- TASK PROMPT
Repeat exactly the lines running from the first line of the data to the line containing "const dividers = [-3, 3, 7, 10];", both ends included, and nothing else; drop the pictures.

- DATA SECTION
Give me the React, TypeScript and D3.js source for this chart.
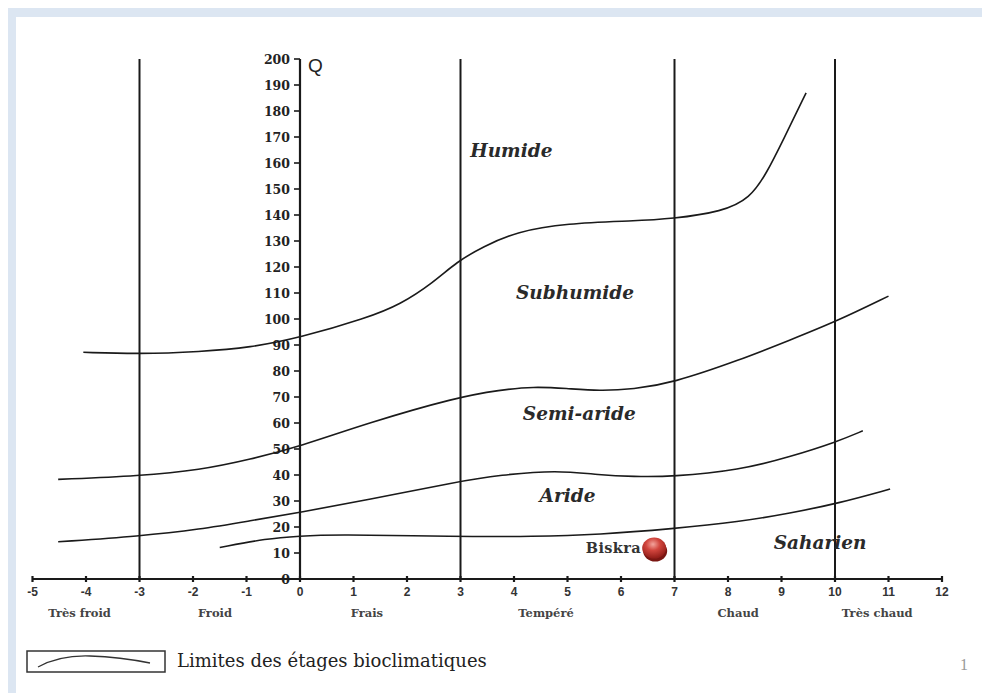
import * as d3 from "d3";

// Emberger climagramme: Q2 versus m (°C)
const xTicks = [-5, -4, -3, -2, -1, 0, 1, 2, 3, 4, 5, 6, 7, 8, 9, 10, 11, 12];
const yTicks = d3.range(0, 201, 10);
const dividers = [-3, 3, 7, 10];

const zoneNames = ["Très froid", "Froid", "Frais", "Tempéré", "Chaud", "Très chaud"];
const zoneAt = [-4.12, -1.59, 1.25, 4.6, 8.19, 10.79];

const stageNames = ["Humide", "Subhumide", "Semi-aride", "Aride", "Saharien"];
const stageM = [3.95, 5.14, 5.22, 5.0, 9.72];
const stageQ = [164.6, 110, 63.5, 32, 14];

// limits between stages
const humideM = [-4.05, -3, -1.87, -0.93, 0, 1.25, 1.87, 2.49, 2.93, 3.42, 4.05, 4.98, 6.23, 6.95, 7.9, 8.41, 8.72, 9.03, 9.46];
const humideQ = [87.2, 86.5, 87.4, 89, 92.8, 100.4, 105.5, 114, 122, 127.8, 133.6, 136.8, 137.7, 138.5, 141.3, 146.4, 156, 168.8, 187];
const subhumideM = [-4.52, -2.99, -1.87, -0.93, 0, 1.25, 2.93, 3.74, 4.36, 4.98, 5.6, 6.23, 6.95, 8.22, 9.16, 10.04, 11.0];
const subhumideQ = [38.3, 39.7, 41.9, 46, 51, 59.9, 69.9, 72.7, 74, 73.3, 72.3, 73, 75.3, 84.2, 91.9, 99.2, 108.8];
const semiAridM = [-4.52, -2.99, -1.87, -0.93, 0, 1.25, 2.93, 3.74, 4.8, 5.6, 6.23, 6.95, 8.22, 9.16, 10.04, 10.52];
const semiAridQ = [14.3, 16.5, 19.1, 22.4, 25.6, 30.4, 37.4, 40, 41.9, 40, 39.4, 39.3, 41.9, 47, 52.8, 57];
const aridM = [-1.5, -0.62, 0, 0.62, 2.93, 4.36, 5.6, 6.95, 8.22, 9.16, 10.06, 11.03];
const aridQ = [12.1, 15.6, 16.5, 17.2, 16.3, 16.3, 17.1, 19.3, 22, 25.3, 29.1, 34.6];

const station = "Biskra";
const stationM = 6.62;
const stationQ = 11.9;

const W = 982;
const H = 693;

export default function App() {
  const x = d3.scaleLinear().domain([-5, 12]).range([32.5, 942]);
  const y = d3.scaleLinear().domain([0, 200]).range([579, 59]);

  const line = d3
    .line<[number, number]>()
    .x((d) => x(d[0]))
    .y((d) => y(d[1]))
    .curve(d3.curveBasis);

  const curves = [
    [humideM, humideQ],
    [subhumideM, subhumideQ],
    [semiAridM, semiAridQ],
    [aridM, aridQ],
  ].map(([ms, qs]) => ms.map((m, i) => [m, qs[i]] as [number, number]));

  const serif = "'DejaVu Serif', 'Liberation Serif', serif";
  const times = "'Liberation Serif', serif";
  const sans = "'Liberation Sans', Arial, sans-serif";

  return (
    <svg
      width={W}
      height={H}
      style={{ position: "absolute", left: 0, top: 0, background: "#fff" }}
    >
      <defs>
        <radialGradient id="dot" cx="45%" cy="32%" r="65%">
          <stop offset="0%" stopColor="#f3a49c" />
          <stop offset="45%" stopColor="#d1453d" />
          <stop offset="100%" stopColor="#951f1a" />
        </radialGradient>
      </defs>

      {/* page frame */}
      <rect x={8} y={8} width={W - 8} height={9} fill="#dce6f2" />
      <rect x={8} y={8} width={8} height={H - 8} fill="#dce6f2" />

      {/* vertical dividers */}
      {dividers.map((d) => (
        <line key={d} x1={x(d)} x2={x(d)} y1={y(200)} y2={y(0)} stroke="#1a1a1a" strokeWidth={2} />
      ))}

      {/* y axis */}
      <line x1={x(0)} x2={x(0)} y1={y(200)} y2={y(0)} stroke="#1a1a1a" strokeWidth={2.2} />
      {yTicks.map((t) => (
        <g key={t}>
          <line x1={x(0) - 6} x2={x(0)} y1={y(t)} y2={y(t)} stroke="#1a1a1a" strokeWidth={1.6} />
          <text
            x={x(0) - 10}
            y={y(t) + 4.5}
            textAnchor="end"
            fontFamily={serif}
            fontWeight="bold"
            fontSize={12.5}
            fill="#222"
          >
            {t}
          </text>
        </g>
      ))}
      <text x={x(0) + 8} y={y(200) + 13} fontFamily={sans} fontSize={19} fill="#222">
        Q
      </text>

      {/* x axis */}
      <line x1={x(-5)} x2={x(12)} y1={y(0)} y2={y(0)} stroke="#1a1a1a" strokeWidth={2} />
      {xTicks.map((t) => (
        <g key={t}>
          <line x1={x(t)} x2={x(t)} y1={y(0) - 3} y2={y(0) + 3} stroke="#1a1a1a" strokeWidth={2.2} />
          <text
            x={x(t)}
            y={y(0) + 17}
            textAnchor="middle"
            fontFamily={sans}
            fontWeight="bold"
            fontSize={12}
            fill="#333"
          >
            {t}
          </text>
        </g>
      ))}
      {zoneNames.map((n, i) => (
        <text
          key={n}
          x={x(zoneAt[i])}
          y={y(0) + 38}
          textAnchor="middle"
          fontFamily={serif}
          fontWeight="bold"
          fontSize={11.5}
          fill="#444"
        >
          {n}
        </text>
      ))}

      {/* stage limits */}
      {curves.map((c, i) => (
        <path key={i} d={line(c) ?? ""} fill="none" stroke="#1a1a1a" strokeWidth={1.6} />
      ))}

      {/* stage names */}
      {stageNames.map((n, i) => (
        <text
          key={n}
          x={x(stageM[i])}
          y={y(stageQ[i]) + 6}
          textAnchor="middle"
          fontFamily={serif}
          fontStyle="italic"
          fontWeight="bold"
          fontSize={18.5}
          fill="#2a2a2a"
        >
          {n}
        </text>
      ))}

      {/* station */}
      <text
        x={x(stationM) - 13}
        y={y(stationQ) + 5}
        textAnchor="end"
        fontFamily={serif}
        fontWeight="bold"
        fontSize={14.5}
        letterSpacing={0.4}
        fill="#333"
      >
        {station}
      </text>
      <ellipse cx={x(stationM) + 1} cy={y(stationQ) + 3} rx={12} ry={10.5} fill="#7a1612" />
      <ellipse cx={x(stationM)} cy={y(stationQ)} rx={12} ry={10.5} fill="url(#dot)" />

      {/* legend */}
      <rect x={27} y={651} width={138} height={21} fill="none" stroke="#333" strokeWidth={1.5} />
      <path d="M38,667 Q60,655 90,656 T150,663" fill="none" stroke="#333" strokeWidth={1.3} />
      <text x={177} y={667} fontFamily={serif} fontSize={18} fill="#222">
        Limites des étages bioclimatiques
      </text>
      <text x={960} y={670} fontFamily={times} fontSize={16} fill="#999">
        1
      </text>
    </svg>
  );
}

- ANSWER TO THIS PROBLEM
Give me the React, TypeScript and D3.js source for this chart.
import * as d3 from "d3";

// Emberger climagramme: Q2 versus m (°C)
const xTicks = [-5, -4, -3, -2, -1, 0, 1, 2, 3, 4, 5, 6, 7, 8, 9, 10, 11, 12];
const yTicks = d3.range(0, 201, 10);
const dividers = [-3, 3, 7, 10];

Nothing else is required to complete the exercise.